◆ Materials provided:
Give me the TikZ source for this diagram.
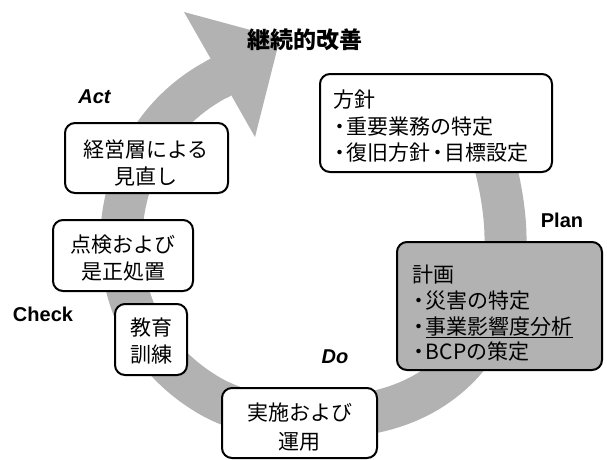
\documentclass[tikz,border=0pt]{standalone}
\usepackage{fontspec}
\setmainfont{Noto Sans CJK JP}
\newfontfamily\latfont{Liberation Sans}
\definecolor{bandgray}{RGB}{178,178,178}
\newcommand\dt{\makebox[0.65em][c]{・}}
\newcommand\myul[1]{\setbox0\hbox{#1}\rlap{\rule[-0.2em]{\wd0}{1.6pt}}\box0}
\tikzset{
  box/.style={draw=black, line width=2pt, rounded corners=10pt, fill=white, inner sep=0pt},
  jp/.style={font=\fontsize{21}{27}\selectfont, inner sep=0pt, align=center},
  lab/.style={font=\latfont\bfseries\fontsize{20}{24}\selectfont, inner sep=0pt},
  labi/.style={font=\latfont\bfseries\itshape\fontsize{20}{24}\selectfont, inner sep=0pt},
  band/.style={draw=bandgray, line width=42pt},
}
\begin{document}
\begin{tikzpicture}[x=1pt,y=-1pt]
\useasboundingbox (0,0) rectangle (607,459);
\fill[white] (0,0) rectangle (607,459);
% spiral band
\coordinate (b0) at (485,130);
\coordinate (b1) at (505,255);
\coordinate (b2) at (390,408);
\coordinate (b3) at (210,396);
\coordinate (b4) at (122,260);
\coordinate (b5) at (221,77);
\draw[band] (b0) .. controls (498,170) and (508,215) .. (b1)
  .. controls (500,340) and (450,390) .. (b2)
  .. controls (340,423) and (260,425) .. (b3)
  .. controls (160,367) and (128,320) .. (b4)
  .. controls (116,200) and (140,118) .. (b5);
\fill[bandgray] (205.5,61.6) -- (210.7,58.7) -- (184,12) -- (280,38) -- (255,137) -- (231.3,95.3) -- (226.1,98.2) -- cycle;
% title
\node[jp, font=\bfseries\fontsize{23}{23}\selectfont] (kaizen) at (305,40) {継続的改善};
% boxes
\node[box, minimum width=163pt, minimum height=70pt] (keiei) at (146.5,158) {};
\node[jp] (keieit) at (146,163) {経営層による\\見直し};
\node[box, minimum width=140pt, minimum height=71pt] (tenken) at (123,255.5) {};
\node[jp] (tenkent) at (123,258.5) {点検および\\是正処置};
\node[box, minimum width=72pt, minimum height=71pt] (kyoiku) at (151,339.5) {};
\node[jp] (kyoikut) at (151,341.5) {教育\\訓練};
\node[box, minimum width=155pt, minimum height=70pt] (jisshi) at (299.5,423) {};
\node[jp, font=\fontsize{21}{29}\selectfont] (jisshit) at (299.5,427.5) {実施および\\運用};
\node[box, minimum width=232pt, minimum height=98pt] (hoshin) at (436,123) {};
\node[jp, align=left, anchor=west, font=\fontsize{21}{26.5}\selectfont] (hoshint) at (333,126.5) {方針\\\dt 重要業務の特定\\\dt 復旧方針\dt 目標設定};
\node[box, fill=bandgray, minimum width=205pt, minimum height=128pt] (keikaku) at (499.5,306) {};
\node[jp, align=left, anchor=west, font=\fontsize{21}{25.7}\selectfont] (keikakut) at (412,313.5) {計画\\\dt 災害の特定\\\dt \myul{事業影響度分析}\\\dt BCPの策定};
% phase labels
\node[labi] (act) at (94.5,97) {Act};
\node[lab] (check) at (43,314) {Check};
\node[lab] (plan) at (562,220) {Plan};
\node[labi] (do) at (335,357) {Do};
\end{tikzpicture}
\end{document}
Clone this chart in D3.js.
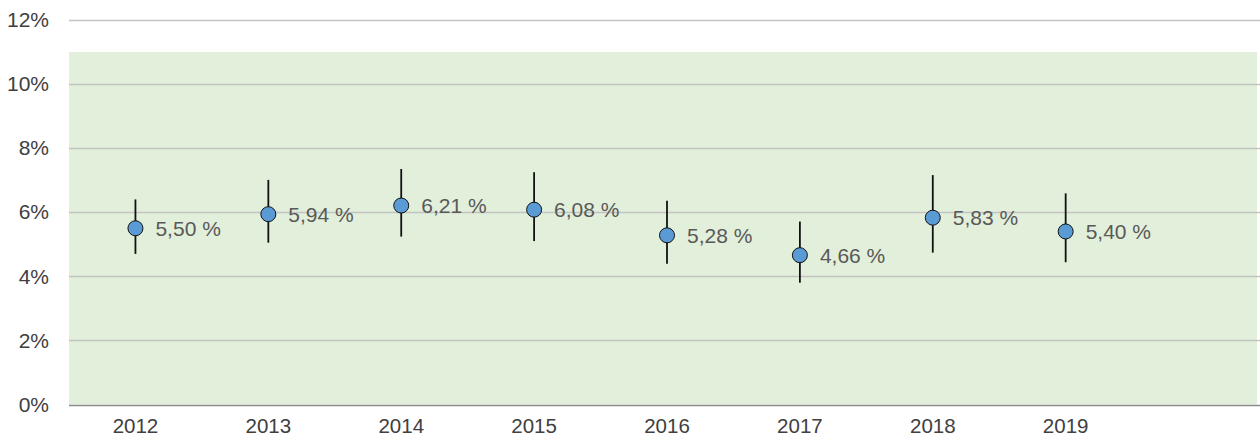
<!DOCTYPE html>
<html>
<head>
<meta charset="utf-8">
<script src="https://cdn.jsdelivr.net/npm/d3@7"></script>
<style>
  body { margin: 0; background: #fff; }
  text { font-family: "Liberation Sans", Arial, sans-serif; }
</style>
</head>
<body>
<div id="chart"></div>
<script>
// data
const years = ['2012', '2013', '2014', '2015', '2016', '2017', '2018', '2019'];
const values = [5.50, 5.94, 6.21, 6.08, 5.28, 4.66, 5.83, 5.40];
const upper = [6.40, 7.01, 7.35, 7.25, 6.36, 5.71, 7.16, 6.59];
const lower = [4.70, 5.05, 5.24, 5.10, 4.39, 3.80, 4.74, 4.44];
const yTicks = [0, 2, 4, 6, 8, 10, 12];
const bandTop = 11; // green area top

const width = 1260;
const height = 443;
const margin = { top: 20, bottom: 38.5, left: 69 };
const plotRight = 1257;

const svg = d3.select('#chart')
  .append('svg')
  .attr('width', width)
  .attr('height', height);

// one empty slot at the end, like the original
const x = d3.scaleBand()
  .domain(years.concat(['']))
  .range([margin.left, 1265]);

const y = d3.scaleLinear()
  .domain([0, 12])
  .range([height - margin.bottom, margin.top]);

// green background
svg.append('rect')
  .attr('x', margin.left)
  .attr('y', y(bandTop))
  .attr('width', plotRight - margin.left)
  .attr('height', y(0) - y(bandTop))
  .attr('fill', '#e2efda');

// gridlines + labels
const yAxis = svg.append('g')
  .attr('transform', `translate(${margin.left},0)`)
  .call(d3.axisLeft(y).tickValues(yTicks).tickSize(0).tickPadding(20)
    .tickFormat((d) => `${d}%`));
yAxis.select('.domain').remove();
yAxis.selectAll('text')
  .style('font-size', '21px')
  .attr('fill', '#404040');

svg.append('g')
  .selectAll('line')
  .data(yTicks)
  .enter()
  .append('line')
  .attr('x1', margin.left)
  .attr('x2', width)
  .attr('y1', (d) => Math.round(y(d)) + 0.5)
  .attr('y2', (d) => Math.round(y(d)) + 0.5)
  .attr('stroke', (d) => (d === 0 ? '#8c8c8c' : '#c3c3c3'))
  .attr('stroke-width', 1.3);

// x axis labels
const xAxis = svg.append('g')
  .attr('transform', `translate(0,${y(0)})`)
  .call(d3.axisBottom(x).tickSize(0).tickPadding(14));
xAxis.select('.domain').remove();
xAxis.selectAll('text')
  .style('font-size', '20.5px')
  .attr('fill', '#404040');

const cx = (d, i) => x(years[i]) + x.bandwidth() / 2;

// error bars
svg.append('g')
  .selectAll('line')
  .data(values)
  .enter()
  .append('line')
  .attr('x1', cx)
  .attr('x2', cx)
  .attr('y1', (d, i) => y(upper[i]))
  .attr('y2', (d, i) => y(lower[i]))
  .attr('stroke', '#111')
  .attr('stroke-width', 1.8);

// points
svg.append('g')
  .selectAll('circle')
  .data(values)
  .enter()
  .append('circle')
  .attr('cx', cx)
  .attr('cy', (d) => y(d))
  .attr('r', 7.5)
  .attr('fill', '#5b9bd5')
  .attr('stroke', '#111')
  .attr('stroke-width', 1);

// value labels
svg.append('g')
  .selectAll('text')
  .data(values)
  .enter()
  .append('text')
  .attr('x', (d, i) => cx(d, i) + 20)
  .attr('y', (d) => y(d) + 7.5)
  .style('font-size', '21px')
  .attr('fill', '#595959')
  .text((d) => `${d.toFixed(2).replace('.', ',')} %`);
</script>
</body>
</html>
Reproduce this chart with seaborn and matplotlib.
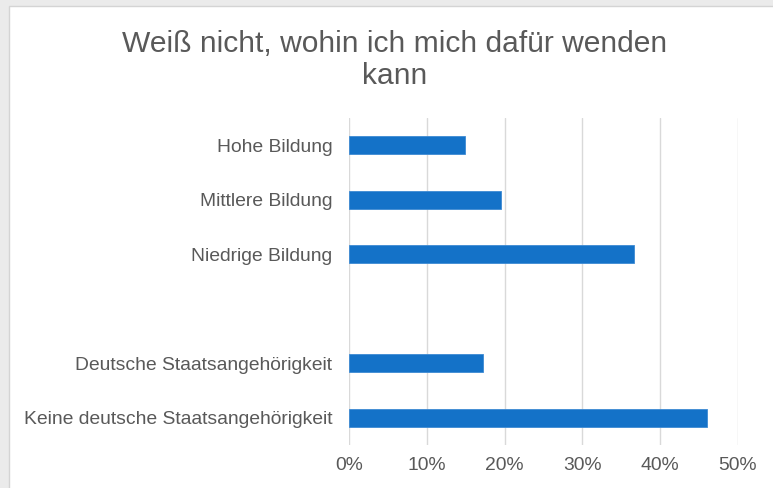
import numpy as np
import pandas as pd
import matplotlib
matplotlib.use("Agg")
import matplotlib.pyplot as plt
import seaborn as sns
from matplotlib.patches import Rectangle
from matplotlib.ticker import PercentFormatter

categories = ["Hohe Bildung", "Mittlere Bildung", "Niedrige Bildung", " ",
              "Deutsche Staatsangehörigkeit", "Keine deutsche Staatsangehörigkeit"]
values = [0.149, 0.195, 0.366, np.nan, 0.172, 0.460]
xticks = [0.0, 0.1, 0.2, 0.3, 0.4, 0.5]

sns.set_theme(style="white")
plt.rcParams['font.family'] = ['Liberation Sans', 'DejaVu Sans']

df = pd.DataFrame({"cat": categories, "val": values})

fig = plt.figure(figsize=(7.73, 4.88), dpi=100)
fig.patch.set_facecolor("#ebebeb")
bg = Rectangle((9/773, -0.01), 1, 1.01 - 6/488, transform=fig.transFigure,
               facecolor="white", edgecolor="#d4d4d4", linewidth=1, zorder=-10)
fig.add_artist(bg)

ax = fig.add_axes([349/773, 1 - 445/488, (738 - 349)/773, (445 - 118)/488])
ax.set_zorder(1)
ax.set_facecolor("none")
sns.barplot(data=df, x="val", y="cat", order=categories, orient="h",
            color="#1472c8", saturation=1, width=0.33, ax=ax,
            edgecolor="#3d8ad3", linewidth=0.6, zorder=3)

ax.set_xlim(0, 0.5)
ax.set_xticks(xticks)
ax.xaxis.set_major_formatter(PercentFormatter(1.0, decimals=0))
ax.grid(axis="x", color="#d9d9d9", linewidth=1, zorder=0)
ax.grid(axis="y", visible=False)
ax.set_axisbelow(True)
for s in ax.spines.values():
    s.set_visible(False)
ax.set_xlabel("")
ax.set_ylabel("")
ax.tick_params(axis="both", length=0, labelsize=13.9, colors="#595959")
ax.tick_params(axis="y", pad=12)
ax.tick_params(axis="x", pad=9)

fig.text(395/773, 1 - 60/488, "Weiß nicht, wohin ich mich dafür wenden\nkann",
         ha="center", va="center", fontsize=21.6, color="#595959", linespacing=1.22)

fig.savefig("out.png", dpi=100, facecolor=fig.get_facecolor())
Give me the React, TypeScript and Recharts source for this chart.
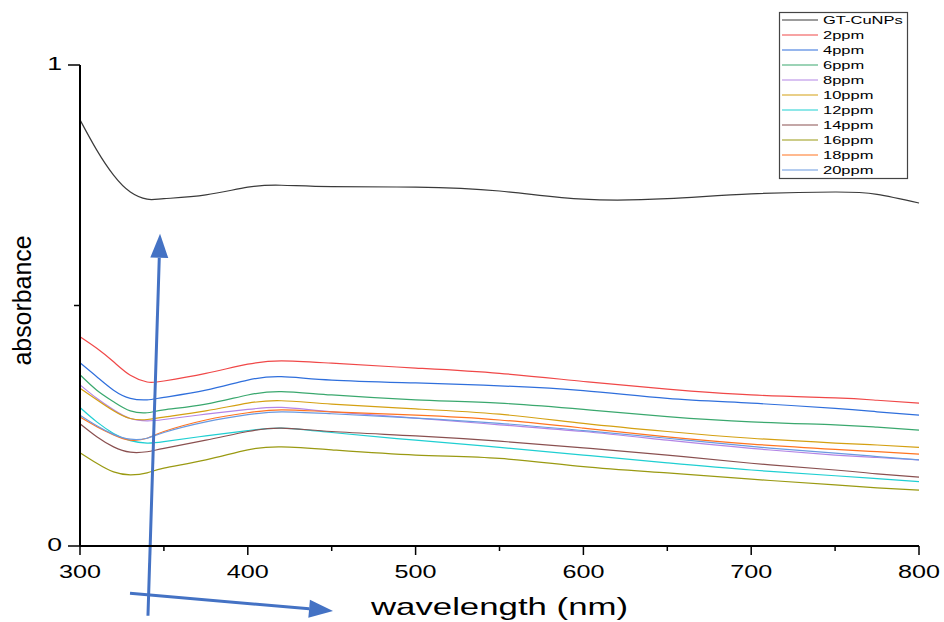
import { LineChart, Line, XAxis, YAxis, ReferenceLine } from 'recharts';

const wavelengths = [300, 310, 320, 330, 340, 350, 375, 400, 420, 450, 500, 550, 600, 650, 700, 750, 775, 800];

const gtCuNPs = [0.886, 0.823, 0.771, 0.736, 0.721, 0.722, 0.730, 0.746, 0.750, 0.747, 0.746, 0.738, 0.721, 0.722, 0.732, 0.736, 0.731, 0.713];
const ppm2 = [0.435, 0.411, 0.383, 0.355, 0.341, 0.343, 0.359, 0.378, 0.385, 0.380, 0.370, 0.359, 0.342, 0.326, 0.314, 0.308, 0.303, 0.297];
const ppm4 = [0.381, 0.352, 0.324, 0.307, 0.304, 0.309, 0.324, 0.345, 0.352, 0.345, 0.339, 0.333, 0.323, 0.307, 0.297, 0.286, 0.279, 0.272];
const ppm6 = [0.356, 0.324, 0.300, 0.281, 0.277, 0.283, 0.295, 0.314, 0.321, 0.314, 0.304, 0.297, 0.284, 0.269, 0.258, 0.252, 0.247, 0.241];
const ppm8 = [0.335, 0.307, 0.283, 0.265, 0.260, 0.263, 0.274, 0.284, 0.288, 0.279, 0.266, 0.252, 0.238, 0.220, 0.203, 0.189, 0.184, 0.179];
const ppm10 = [0.328, 0.304, 0.281, 0.265, 0.263, 0.268, 0.281, 0.297, 0.302, 0.295, 0.285, 0.274, 0.255, 0.238, 0.224, 0.214, 0.210, 0.205];
const ppm12 = [0.288, 0.258, 0.234, 0.219, 0.214, 0.217, 0.229, 0.240, 0.245, 0.236, 0.220, 0.205, 0.189, 0.173, 0.158, 0.146, 0.140, 0.134];
const ppm14 = [0.254, 0.227, 0.206, 0.195, 0.196, 0.203, 0.220, 0.238, 0.245, 0.238, 0.229, 0.218, 0.204, 0.189, 0.172, 0.158, 0.150, 0.143];
const ppm16 = [0.194, 0.172, 0.154, 0.148, 0.152, 0.162, 0.179, 0.200, 0.206, 0.200, 0.189, 0.182, 0.165, 0.152, 0.139, 0.127, 0.121, 0.116];
const ppm18 = [0.268, 0.248, 0.231, 0.220, 0.224, 0.238, 0.262, 0.277, 0.283, 0.279, 0.272, 0.262, 0.245, 0.227, 0.212, 0.201, 0.196, 0.191];
const ppm20 = [0.272, 0.250, 0.232, 0.222, 0.224, 0.236, 0.258, 0.273, 0.279, 0.275, 0.266, 0.255, 0.240, 0.224, 0.207, 0.193, 0.186, 0.179];

const xTicks = [300, 350, 400, 450, 500, 550, 600, 650, 700, 750, 800];
const yTicks = [0, 0.5, 1];

// annotation arrows, in data units [wavelength, absorbance]
const arrows = [
  { from: [340.5, -0.145], to: [347.7, 0.649] },
  { from: [329.8, -0.098], to: [450.8, -0.135] },
];

const series = [
  { key: 'gt', name: 'GT-CuNPs', color: '#3a3a3a', values: gtCuNPs },
  { key: 'p2', name: '2ppm', color: '#f04848', values: ppm2 },
  { key: 'p4', name: '4ppm', color: '#2f6fdc', values: ppm4 },
  { key: 'p6', name: '6ppm', color: '#3aa86e', values: ppm6 },
  { key: 'p8', name: '8ppm', color: '#b385e6', values: ppm8 },
  { key: 'p10', name: '10ppm', color: '#d4a012', values: ppm10 },
  { key: 'p12', name: '12ppm', color: '#1fcfd2', values: ppm12 },
  { key: 'p14', name: '14ppm', color: '#8a5050', values: ppm14 },
  { key: 'p16', name: '16ppm', color: '#9a9a12', values: ppm16 },
  { key: 'p18', name: '18ppm', color: '#ff7420', values: ppm18 },
  { key: 'p20', name: '20ppm', color: '#6a9ae0', values: ppm20 },
];

const data = wavelengths.map((w, i) => {
  const row: Record<string, number> = { w };
  series.forEach((s) => { row[s.key] = s.values[i]; });
  return row;
});

const FONT = '"Liberation Sans", Arial, sans-serif';

const XTick = (props: any) => {
  const { x, y, payload } = props;
  const major = payload.value % 100 === 0;
  return (
    <g>
      <line x1={x} x2={x} y1={y} y2={y + (major ? 9 : 5)} stroke="#000" strokeWidth={1.5} />
      {major && (
        <text transform={`translate(${x},${y + 32}) scale(1.4,1)`} textAnchor="middle"
          fontSize={18} fontFamily={FONT} fill="#000">{payload.value}</text>
      )}
    </g>
  );
};

const YTick = (props: any) => {
  const { x, y, payload } = props;
  const major = payload.value === 0 || payload.value === 1;
  return (
    <g>
      <line x1={x - (major ? 12 : 6)} x2={x} y1={y} y2={y} stroke="#000" strokeWidth={1.5} />
      {major && (
        <text transform={`translate(${x - 18},${y + 5}) scale(1.4,1)`} textAnchor="end"
          fontSize={19} fontFamily={FONT} fill="#000">{payload.value}</text>
      )}
    </g>
  );
};

const XTitle = (props: any) => {
  const { x, y, width } = props.viewBox;
  return (
    <text transform={`translate(${x + width / 2},${y + 69}) scale(1.45,1)`} textAnchor="middle"
      fontSize={24} fontFamily={FONT} fill="#000">wavelength (nm)</text>
  );
};

const YTitle = (props: any) => {
  const { y, height } = props.viewBox;
  return (
    <text transform={`translate(31,${y + height / 2 - 5}) rotate(-90)`} textAnchor="middle"
      fontSize={25} fontFamily={FONT} fill="#000" textLength={130} lengthAdjust="spacingAndGlyphs">absorbance</text>
  );
};

const ArrowShape = (p: any) => {
  const { x1, y1, x2, y2 } = p;
  const a = Math.atan2(y2 - y1, x2 - x1);
  const len = 24;
  const hw = 9;
  const bx = x2 - len * Math.cos(a);
  const by = y2 - len * Math.sin(a);
  const nx = -Math.sin(a) * hw;
  const ny = Math.cos(a) * hw;
  return (
    <g>
      <line x1={x1} y1={y1} x2={bx} y2={by} stroke="#4472c4" strokeWidth={3} />
      <polygon points={`${x2},${y2} ${bx + nx},${by + ny} ${bx - nx},${by - ny}`} fill="#4472c4" />
    </g>
  );
};

export default function App() {
  return (
    <div style={{ position: 'absolute', left: 0, top: 0, width: 944, height: 622, background: '#fff' }}>
      <LineChart width={944} height={622} data={data} margin={{ top: 65, right: 25, bottom: 26, left: 0 }}>
        <XAxis
          dataKey="w"
          type="number"
          domain={[300, 800]}
          ticks={xTicks}
          height={50}
          tickSize={0}
          tickMargin={0}
          tickLine={false}
          tick={<XTick />}
          axisLine={{ stroke: '#000', strokeWidth: 2 }}
          label={{ content: XTitle }}
        />
        <YAxis
          type="number"
          domain={[0, 1]}
          ticks={yTicks}
          width={80}
          tickSize={0}
          tickMargin={0}
          tickLine={false}
          tick={<YTick />}
          axisLine={{ stroke: '#000', strokeWidth: 2 }}
          label={{ content: YTitle }}
        />
        {series.map((s) => (
          <Line key={s.key} type="natural" dataKey={s.key} name={s.name} stroke={s.color}
            strokeWidth={1.2} dot={false} isAnimationActive={false} />
        ))}
        {arrows.map((ar, i) => (
          <ReferenceLine key={i} ifOverflow="visible"
            segment={[{ x: ar.from[0], y: ar.from[1] }, { x: ar.to[0], y: ar.to[1] }]}
            shape={ArrowShape} />
        ))}
      </LineChart>
      <svg width={944} height={200} style={{ position: 'absolute', left: 0, top: 0, pointerEvents: 'none' }}>
        <rect x={779.5} y={12.5} width={128} height={166} fill="#fff" stroke="#444" strokeWidth={1.2} />
        {series.map((s, i) => (
          <g key={s.key}>
            <line x1={782} x2={818} y1={20 + 15 * i} y2={20 + 15 * i} stroke={s.color} strokeWidth={1.2} />
            <text transform={`translate(823,${24 + 15 * i}) scale(1.5,1)`} fontSize={11}
              fontFamily={FONT} fill="#000">{s.name}</text>
          </g>
        ))}
      </svg>
    </div>
  );
}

◆ Exercise brief: Nothing but the lines above, starting at the line that contains "Give me the React, TypeScript" and ending at the line that contains "750, 775, 800];", should be given again, exactly and without the pictures.

◆ Expected output:
Give me the React, TypeScript and Recharts source for this chart.
import { LineChart, Line, XAxis, YAxis, ReferenceLine } from 'recharts';

const wavelengths = [300, 310, 320, 330, 340, 350, 375, 400, 420, 450, 500, 550, 600, 650, 700, 750, 775, 800];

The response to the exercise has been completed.